The jolt of legalisation could provoke gangs to behave even more violently than now. Mexico’s murder rate, among the world’s highest, reached a record last year. Gangs could diversify faster into such activities as kidnapping and cooking fentanyl. But the shock will be smaller than it would have been four decades ago, when cannabis exports were their core business.

Americans in 11 states buy cannabis legally for recreational use and will soon be able to do so in four more. They have less need to import illegal Mexican weed. Mexico’s domestic market is relatively small. In 2016 just 2% of Mexicans surveyed admitted to smoking marijuana in the previous year.

The United States’ hard line on narcotics prevented previous attempts by Mexico to liberalise. When, in an early experiment with harm reduction, President Lázaro Cárdenas legalised heroin and opened injecting rooms in 1940, the United States cut off supplies of morphine, a heroin substitute.

Cárdenas retreated. In the 1970s the United States began training Mexican pilots to drop Paraquat, a herbicide, on farms growing cannabis. Now, if Mexico legalises, the United States is likely to shrug. President-elect Joe Biden supports decriminalisation (though not legalisation).

The task of complying with the court’s order is being led by Mr López Obrador’s Morena party, an assortment of leftists, liberals and evangelicals that controls Congress. Rather than simply removing the cannabis ban, it has opted to establish a framework to regulate its cultivation and sale. Its details are almost as controversial as the principle of legalisation itself.

The bill, which might still be amended, would liberalise cautiously. It would ban advertising and smoking in public. Tokers could possess no more than 28 grams (one ounce), as in California. They would be able to grow up to six plants at home with a permit from a new Cannabis Institute.

The draft law creates a framework for exporting the stuff: as a producer of cheap ganja, Mexico could eventually become a big legal supplier to the United States and Canada. Legal weed would provide the Mexican government with tax revenue. But tax and regulation cannot be too burdensome, lest they drive consumers back to the illegal market.

Regulations, such as requiring sellers to be able to trace the product’s origin, will confine the market to enterprises with the money and expertise to obey them.

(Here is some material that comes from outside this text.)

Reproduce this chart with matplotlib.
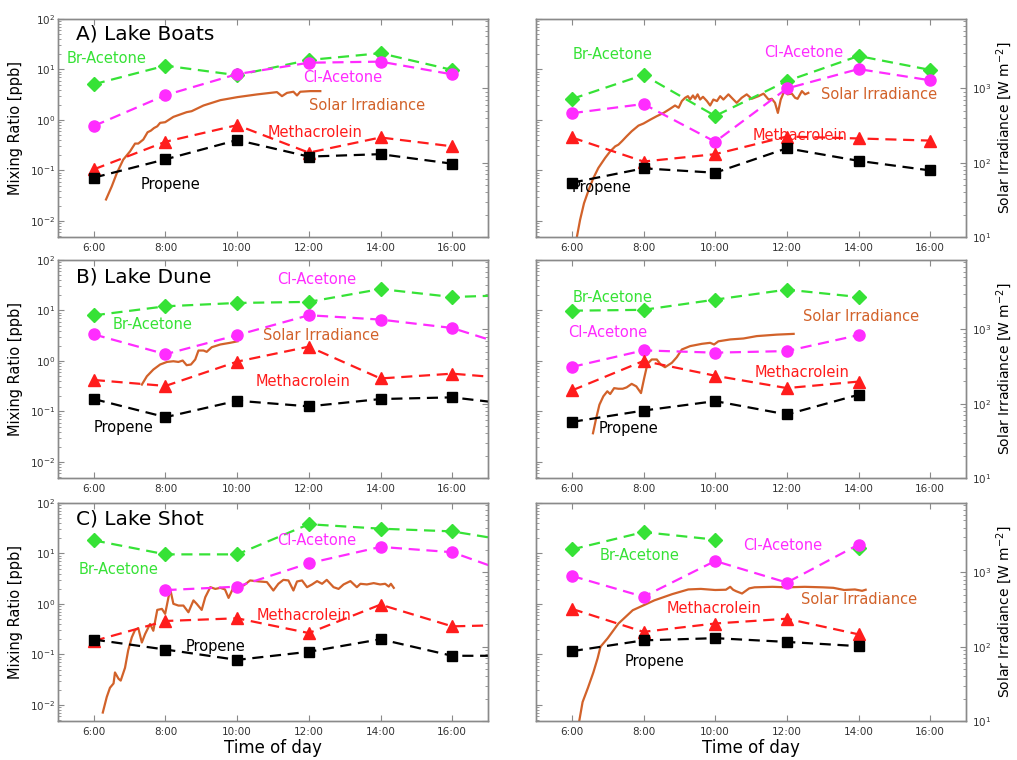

That will give an edge to big Canadian firms, and keep out informal sellers, who make up the bulk of commerce in Mexico. The proposed reform is “totally neoliberal”, says Tania Ramírez, who helped shape the lawsuits that paved the way for legalisation.

Proponents point to social-justice measures in the bill. For five years two-fifths of cultivation licences will be reserved for farmers in municipalities that were subject to weed-eradication schemes. But to get those licences growers may have to install security cameras, barbed wire and the like. That would keep out poor farmers, says Catalina Pérez Correa of CIDE, a think-tank.

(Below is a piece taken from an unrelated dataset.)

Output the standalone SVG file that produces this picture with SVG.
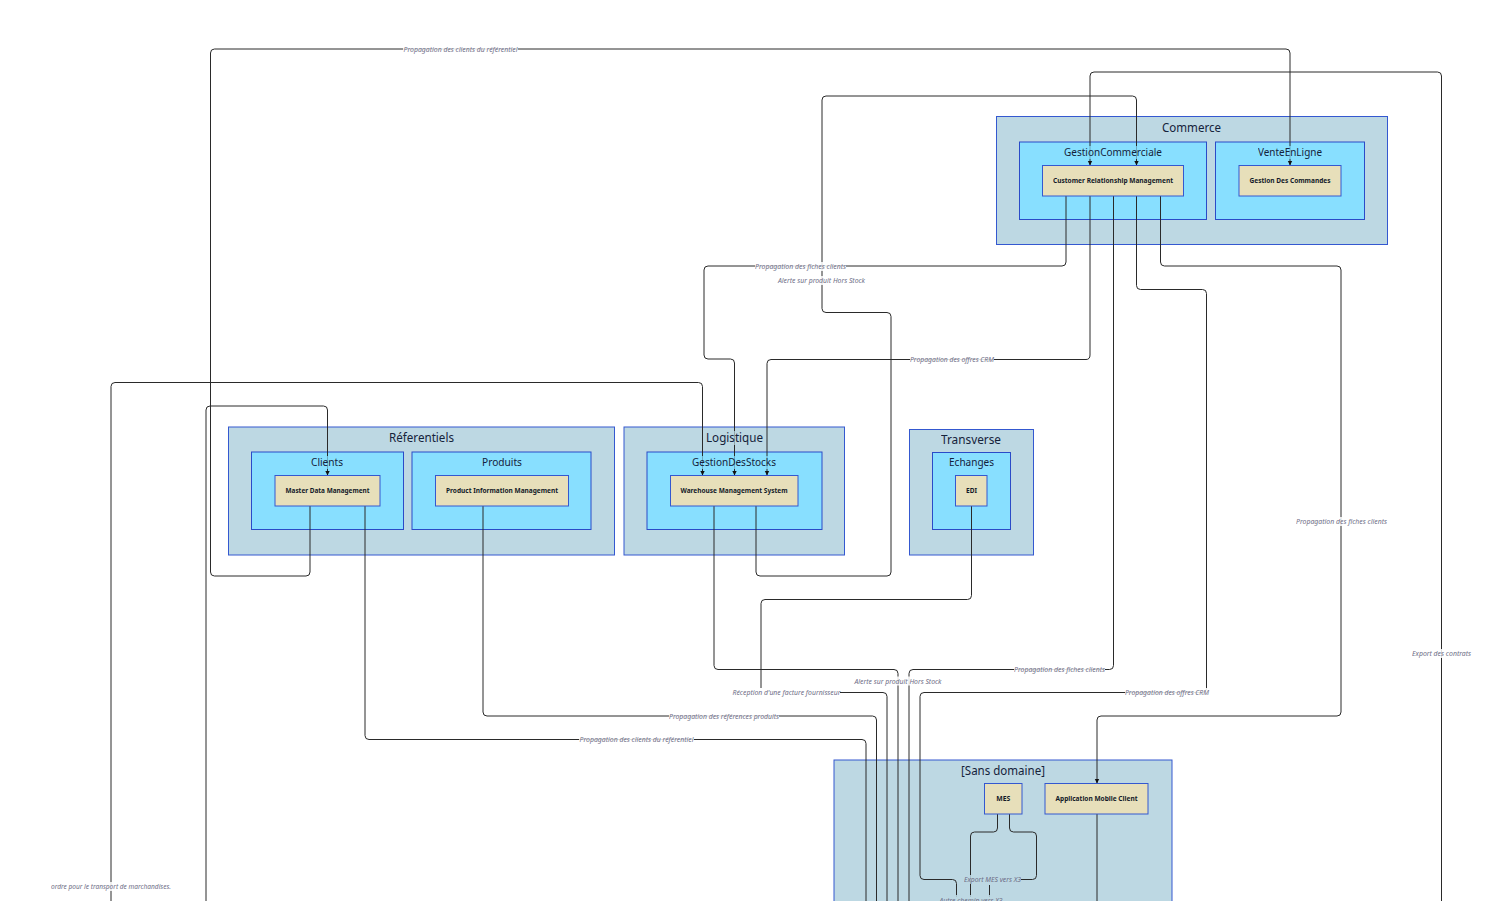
<svg xmlns="http://www.w3.org/2000/svg" width="1510" height="901" viewBox="0 0 1510 901">
<style>
.dom{fill:#bdd8e3;stroke:#3458d0;stroke-width:1}
.app{fill:#88dfff;stroke:#2a4bc8;stroke-width:1}
.mod{fill:#e7dfba;stroke:#3458d0;stroke-width:1}
.t{font-family:"Noto Sans","Liberation Sans",sans-serif;fill:#14213a;text-anchor:middle;opacity:.99}
.td{font-size:12px}
.ta{font-size:10.5px}
.tm{font-size:7.5px;font-weight:700;fill:#111827}
.c{fill:none;stroke:#2a2a2a;stroke-width:1}
.a{marker-end:url(#arr)}
.lb{fill:#fff;fill-opacity:.85;stroke:none}
.lbb{fill:#bdd8e3;fill-opacity:.85;stroke:none}
.l{font-family:"Noto Sans","Liberation Sans",sans-serif;font-style:italic;font-size:7.5px;fill:#6d6d86;text-anchor:middle;opacity:.99}
.bg1{fill:#bdd8e3;fill-opacity:.7}
.bg2{fill:#88dfff;fill-opacity:.7}
</style>
<defs>
<marker id="arr" markerUnits="userSpaceOnUse" markerWidth="6" markerHeight="6" refX="5" refY="3" orient="auto"><path d="M0 0.6L5 3L0 5.4Z" fill="#111"/></marker>
</defs>
<rect width="1510" height="901" fill="#fff"/>
<g id="containers">
<g id="dom-commerce"><rect class="dom" x="996.500" y="116.500" width="391" height="128"/></g>
<g id="app-gestioncommerciale"><rect class="app" x="1019.500" y="142" width="187" height="77.500"/></g>
<g id="app-venteenligne"><rect class="app" x="1215.500" y="142" width="149" height="77.500"/></g>
<g id="dom-referentiels"><rect class="dom" x="228.500" y="427" width="386" height="128"/></g>
<g id="app-clients"><rect class="app" x="251.500" y="452" width="152" height="77.500"/></g>
<g id="app-produits"><rect class="app" x="412" y="452" width="179" height="77.500"/></g>
<g id="dom-logistique"><rect class="dom" x="624" y="427" width="220.500" height="128"/></g>
<g id="app-gestiondesstocks"><rect class="app" x="647" y="452" width="175" height="77.500"/></g>
<g id="dom-transverse"><rect class="dom" x="909.500" y="429.500" width="124" height="125.500"/></g>
<g id="app-echanges"><rect class="app" x="932.500" y="452.500" width="78" height="77"/></g>
<g id="dom-sans"><rect class="dom" x="834" y="760" width="338" height="160"/></g>
</g>
<g id="connectors">
<path class="c a" d="M310 506V572Q310 576 306 576H214.500Q210.500 576 210.500 572V53Q210.500 49 214.500 49H1286Q1290 49 1290 53V165.500"/>
<path class="c a" d="M206 905V410Q206 406 210 406H323.500Q327.500 406 327.500 410V475.500"/>
<path class="c a" d="M111 905V386.500Q111 382.500 115 382.500H698.500Q702.500 382.500 702.500 386.500V475.500"/>
<path class="c a" d="M756 506V572Q756 576 760 576H887Q891 576 891 572V316.500Q891 312.500 887 312.500H826Q822 312.500 822 308.500V100Q822 96 826 96H1132.500Q1136.500 96 1136.500 100V165.500"/>
<path class="c a" d="M1066 196V262Q1066 266 1062 266H708Q704 266 704 270V355Q704 359 708 359H730.500Q734.500 359 734.500 363V475.500"/>
<path class="c a" d="M1090 196V355Q1090 359.500 1086 359.500H771Q767 359.500 767 363.500V475.500"/>
<path class="c a" d="M1441.500 905V76Q1441.500 72 1437.500 72H1094Q1090 72 1090 76V165.500"/>
<path class="c" d="M1113.500 196V665.500Q1113.500 669.500 1109.500 669.500H913Q909 669.500 909 673.500V905"/>
<path class="c" d="M1136.500 196V285.500Q1136.500 289.500 1140.500 289.500H1202.500Q1206.500 289.500 1206.500 293.500V688.500Q1206.500 692.500 1202.500 692.500H924Q920 692.500 920 696.500V875.500Q920 879.500 924 879.500H952.500Q956.500 879.500 956.500 883.500V897"/>
<path class="c a" d="M1160.500 196V262Q1160.500 266 1164.500 266H1337Q1341 266 1341 270V712Q1341 716 1337 716H1101Q1097 716 1097 720V783.500"/>
<path class="c" d="M714 506V665.500Q714 669.500 718 669.500H894Q898 669.500 898 673.500V905"/>
<path class="c" d="M971.500 506V595.500Q971.500 599.500 967.500 599.500H765Q761 599.500 761 603.500V688"/>
<path class="c" d="M840 692.500H883Q887 692.500 887 696.500V905"/>
<path class="c" d="M483 506V712Q483 716 487 716H872.500Q876.500 716 876.500 720V905"/>
<path class="c" d="M365 506V735.500Q365 739.500 369 739.500H862Q866 739.500 866 743.500V905"/>
<path class="c" d="M997.500 814V828Q997.500 832 993.500 832H974.500Q970.500 832 970.500 836V897"/>
<path class="c" d="M1009.500 814V828Q1009.500 832 1013.500 832H1032.500Q1036.500 832 1036.500 836V875.500Q1036.500 879.500 1032.500 879.500H1020"/>
<path class="c" d="M989.500 885V897"/>
<path class="c" d="M1097 814V905"/>
<g id="edge-labels">
<rect class="lb" x="403" y="45" width="115" height="9"/><text class="l" x="460.500" y="52" textLength="114" lengthAdjust="spacingAndGlyphs">Propagation des clients du référentiel</text>
<rect class="lb" x="755" y="262" width="91" height="9"/><text class="l" x="800.500" y="269" textLength="91" lengthAdjust="spacingAndGlyphs">Propagation des fiches clients</text>
<rect class="lb" x="778" y="276" width="87" height="9"/><text class="l" x="821.500" y="283" textLength="87" lengthAdjust="spacingAndGlyphs">Alerte sur produit Hors Stock</text>
<rect class="lb" x="910" y="355" width="84" height="9"/><text class="l" x="952" y="362" textLength="84" lengthAdjust="spacingAndGlyphs">Propagation des offres CRM</text>
<rect class="lb" x="1296" y="517" width="91" height="9"/><text class="l" x="1341.500" y="524" textLength="91" lengthAdjust="spacingAndGlyphs">Propagation des fiches clients</text>
<rect class="lb" x="1412" y="649" width="59" height="9"/><text class="l" x="1441.500" y="656" textLength="59" lengthAdjust="spacingAndGlyphs">Export des contrats</text>
<rect class="lb" x="1014" y="665" width="91" height="9"/><text class="l" x="1059.500" y="672" textLength="91" lengthAdjust="spacingAndGlyphs">Propagation des fiches clients</text>
<rect class="lb" x="855" y="676.500" width="87" height="9"/><text class="l" x="898" y="683.500" textLength="87" lengthAdjust="spacingAndGlyphs">Alerte sur produit Hors Stock</text>
<rect class="lb" x="732" y="688" width="108" height="9"/><text class="l" x="786.500" y="695" textLength="108" lengthAdjust="spacingAndGlyphs">Réception d'une facture fournisseur</text>
<rect class="lb" x="1125" y="688" width="84" height="9"/><text class="l" x="1167" y="695" textLength="84" lengthAdjust="spacingAndGlyphs">Propagation des offres CRM</text>
<rect class="lb" x="669" y="712" width="110" height="9"/><text class="l" x="724" y="719" textLength="110" lengthAdjust="spacingAndGlyphs">Propagation des références produits</text>
<rect class="lb" x="579" y="735" width="115" height="9"/><text class="l" x="636.500" y="742" textLength="114" lengthAdjust="spacingAndGlyphs">Propagation des clients du référentiel</text>
<rect class="lbb" x="964" y="875" width="57" height="9"/><text class="l" x="992.500" y="882" textLength="57" lengthAdjust="spacingAndGlyphs">Export MES vers X3</text>
<rect class="lbb" x="939" y="895" width="64" height="9"/><text class="l" x="971" y="902.500" textLength="63" lengthAdjust="spacingAndGlyphs">Autre chemin vers X3</text>
<rect class="lb" x="51" y="882" width="120" height="9"/><text class="l" x="111" y="889" textLength="120" lengthAdjust="spacingAndGlyphs">ordre pour le transport de marchandises.</text>
</g>
</g>
<g id="titles">
<rect class="bg1" x="1162" y="121" width="59" height="14"/><text class="t td" x="1191.500" y="132" textLength="59" lengthAdjust="spacingAndGlyphs">Commerce</text>
<rect class="bg2" x="1064" y="146" width="98" height="13"/><text class="t ta" x="1113" y="156" textLength="98" lengthAdjust="spacingAndGlyphs">GestionCommerciale</text>
<rect class="bg2" x="1258" y="146" width="64" height="13"/><text class="t ta" x="1290" y="156" textLength="64" lengthAdjust="spacingAndGlyphs">VenteEnLigne</text>
<rect class="bg1" x="389" y="431" width="65" height="14"/><text class="t td" x="421.500" y="442" textLength="65" lengthAdjust="spacingAndGlyphs">Réferentiels</text>
<rect class="bg2" x="311" y="456" width="32" height="13"/><text class="t ta" x="327" y="466" textLength="32" lengthAdjust="spacingAndGlyphs">Clients</text>
<rect class="bg2" x="482" y="456" width="40" height="13"/><text class="t ta" x="502" y="466" textLength="40" lengthAdjust="spacingAndGlyphs">Produits</text>
<rect class="bg1" x="706" y="431" width="57" height="14"/><text class="t td" x="734.500" y="442" textLength="57" lengthAdjust="spacingAndGlyphs">Logistique</text>
<rect class="bg2" x="692" y="456" width="84" height="13"/><text class="t ta" x="734" y="466" textLength="84" lengthAdjust="spacingAndGlyphs">GestionDesStocks</text>
<text class="t td" x="971" y="444" textLength="60" lengthAdjust="spacingAndGlyphs">Transverse</text>
<text class="t ta" x="971.500" y="466" textLength="45" lengthAdjust="spacingAndGlyphs">Echanges</text>
<text class="t td" x="1003" y="775" textLength="84" lengthAdjust="spacingAndGlyphs">[Sans domaine]</text>
</g>
<g id="crm"><rect class="mod" x="1042.500" y="165.500" width="141" height="30.500"/><text class="t tm" x="1113" y="183" textLength="120" lengthAdjust="spacingAndGlyphs">Customer Relationship Management</text></g>
<g id="gdc"><rect class="mod" x="1239" y="165.500" width="102" height="30.500"/><text class="t tm" x="1290" y="183" textLength="81" lengthAdjust="spacingAndGlyphs">Gestion Des Commandes</text></g>
<g id="mdm"><rect class="mod" x="275" y="475.500" width="105" height="30.500"/><text class="t tm" x="327.500" y="493" textLength="84" lengthAdjust="spacingAndGlyphs">Master Data Management</text></g>
<g id="pim"><rect class="mod" x="435.500" y="475.500" width="133" height="30.500"/><text class="t tm" x="502" y="493" textLength="112" lengthAdjust="spacingAndGlyphs">Product Information Management</text></g>
<g id="wms"><rect class="mod" x="670.500" y="475.500" width="127.500" height="30.500"/><text class="t tm" x="734" y="493" textLength="107" lengthAdjust="spacingAndGlyphs">Warehouse Management System</text></g>
<g id="edi"><rect class="mod" x="955.500" y="475.500" width="31.500" height="30.500"/><text class="t tm" x="971.500" y="493" textLength="11" lengthAdjust="spacingAndGlyphs">EDI</text></g>
<g id="mes"><rect class="mod" x="984.500" y="783.500" width="37.500" height="30.500"/><text class="t tm" x="1003.300" y="801" textLength="14" lengthAdjust="spacingAndGlyphs">MES</text></g>
<g id="amc"><rect class="mod" x="1045" y="783.500" width="103" height="30.500"/><text class="t tm" x="1096.500" y="801" textLength="82" lengthAdjust="spacingAndGlyphs">Application Mobile Client</text></g>
</svg>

Morena’s leaders expect the bill to pass quickly through the Senate, and then the lower house. A possible obstacle is Mr López Obrador, who opposes legalisation for recreational use.

Although he has said he will let the legislature decide, he could end Mexico’s marijuana dream, for a while, with a disapproving glance. The obligation to legalise would remain, but the deadline might be pushed into next year. Until Congress acts, cannabis will sprout outside its upper chamber, and outside the law.